* Your task *
Starting at the top of the listing, extract every line up to and including the one with "from matplotlib.lines import Line2D". Pictures stay out of the copy.

--------------------------------

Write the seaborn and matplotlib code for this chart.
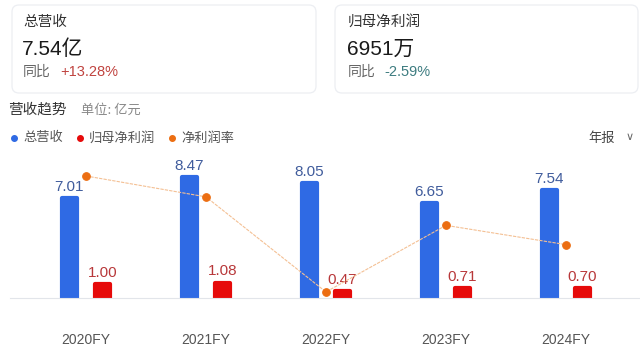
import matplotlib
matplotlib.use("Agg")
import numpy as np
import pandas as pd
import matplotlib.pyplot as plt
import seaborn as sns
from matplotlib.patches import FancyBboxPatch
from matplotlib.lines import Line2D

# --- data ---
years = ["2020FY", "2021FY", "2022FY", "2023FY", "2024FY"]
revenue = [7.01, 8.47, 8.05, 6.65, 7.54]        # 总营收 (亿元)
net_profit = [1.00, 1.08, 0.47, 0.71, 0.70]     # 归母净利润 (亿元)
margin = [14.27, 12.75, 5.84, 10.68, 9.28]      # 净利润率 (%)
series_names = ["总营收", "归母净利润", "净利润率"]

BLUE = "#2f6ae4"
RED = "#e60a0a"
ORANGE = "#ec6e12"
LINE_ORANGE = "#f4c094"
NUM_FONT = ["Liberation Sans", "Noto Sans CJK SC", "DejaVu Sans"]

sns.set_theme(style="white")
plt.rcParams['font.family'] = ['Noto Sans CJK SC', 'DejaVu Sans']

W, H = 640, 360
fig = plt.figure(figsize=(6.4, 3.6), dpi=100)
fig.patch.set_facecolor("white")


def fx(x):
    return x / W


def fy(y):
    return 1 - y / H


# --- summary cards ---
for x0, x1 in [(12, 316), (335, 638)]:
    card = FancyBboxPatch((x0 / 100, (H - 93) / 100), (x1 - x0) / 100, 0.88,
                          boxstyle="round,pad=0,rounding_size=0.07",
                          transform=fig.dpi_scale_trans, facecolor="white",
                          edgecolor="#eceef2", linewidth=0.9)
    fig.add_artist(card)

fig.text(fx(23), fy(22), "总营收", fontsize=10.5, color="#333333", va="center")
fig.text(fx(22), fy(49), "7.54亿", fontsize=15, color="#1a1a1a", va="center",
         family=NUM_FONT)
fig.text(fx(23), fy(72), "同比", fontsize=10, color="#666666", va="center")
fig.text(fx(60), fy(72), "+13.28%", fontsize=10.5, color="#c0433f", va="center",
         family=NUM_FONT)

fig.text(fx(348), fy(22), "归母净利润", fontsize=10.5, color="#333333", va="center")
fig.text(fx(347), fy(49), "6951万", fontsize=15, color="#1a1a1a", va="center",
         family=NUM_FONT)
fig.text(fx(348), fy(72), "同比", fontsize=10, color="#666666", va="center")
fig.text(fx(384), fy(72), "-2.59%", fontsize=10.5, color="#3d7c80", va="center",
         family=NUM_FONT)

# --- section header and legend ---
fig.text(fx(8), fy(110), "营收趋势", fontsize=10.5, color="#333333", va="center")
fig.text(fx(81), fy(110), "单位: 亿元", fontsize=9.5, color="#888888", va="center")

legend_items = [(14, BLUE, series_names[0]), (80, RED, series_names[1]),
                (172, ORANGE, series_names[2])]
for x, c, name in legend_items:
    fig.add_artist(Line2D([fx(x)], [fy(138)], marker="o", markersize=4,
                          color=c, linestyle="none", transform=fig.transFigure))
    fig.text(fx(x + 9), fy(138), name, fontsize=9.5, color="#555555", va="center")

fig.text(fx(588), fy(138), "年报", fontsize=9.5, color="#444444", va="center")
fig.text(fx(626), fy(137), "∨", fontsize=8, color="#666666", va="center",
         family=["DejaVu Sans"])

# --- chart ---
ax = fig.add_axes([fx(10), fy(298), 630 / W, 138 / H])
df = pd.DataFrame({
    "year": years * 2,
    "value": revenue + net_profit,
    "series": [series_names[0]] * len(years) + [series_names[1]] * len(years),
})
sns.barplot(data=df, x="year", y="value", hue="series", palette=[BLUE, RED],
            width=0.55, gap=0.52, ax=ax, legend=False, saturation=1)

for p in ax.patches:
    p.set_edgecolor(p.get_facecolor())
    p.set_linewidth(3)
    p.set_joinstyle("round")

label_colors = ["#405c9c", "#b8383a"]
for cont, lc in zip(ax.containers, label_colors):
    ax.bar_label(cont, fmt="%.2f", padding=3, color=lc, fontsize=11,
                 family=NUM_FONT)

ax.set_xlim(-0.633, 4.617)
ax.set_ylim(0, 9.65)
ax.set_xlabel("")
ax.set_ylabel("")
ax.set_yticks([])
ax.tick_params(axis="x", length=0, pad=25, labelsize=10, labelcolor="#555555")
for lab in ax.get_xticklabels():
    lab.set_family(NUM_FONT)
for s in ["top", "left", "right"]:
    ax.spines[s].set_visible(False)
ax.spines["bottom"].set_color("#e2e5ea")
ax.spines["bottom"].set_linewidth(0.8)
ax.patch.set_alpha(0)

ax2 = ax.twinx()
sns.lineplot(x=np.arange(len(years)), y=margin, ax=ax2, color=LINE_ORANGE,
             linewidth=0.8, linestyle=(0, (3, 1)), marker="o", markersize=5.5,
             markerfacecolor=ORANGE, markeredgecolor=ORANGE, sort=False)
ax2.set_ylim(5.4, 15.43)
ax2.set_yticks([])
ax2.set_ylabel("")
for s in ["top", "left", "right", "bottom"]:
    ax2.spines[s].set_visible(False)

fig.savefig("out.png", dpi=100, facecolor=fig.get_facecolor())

--------------------------------

* Response to the exercise *
Write the seaborn and matplotlib code for this chart.
import matplotlib
matplotlib.use("Agg")
import numpy as np
import pandas as pd
import matplotlib.pyplot as plt
import seaborn as sns
from matplotlib.patches import FancyBboxPatch
from matplotlib.lines import Line2D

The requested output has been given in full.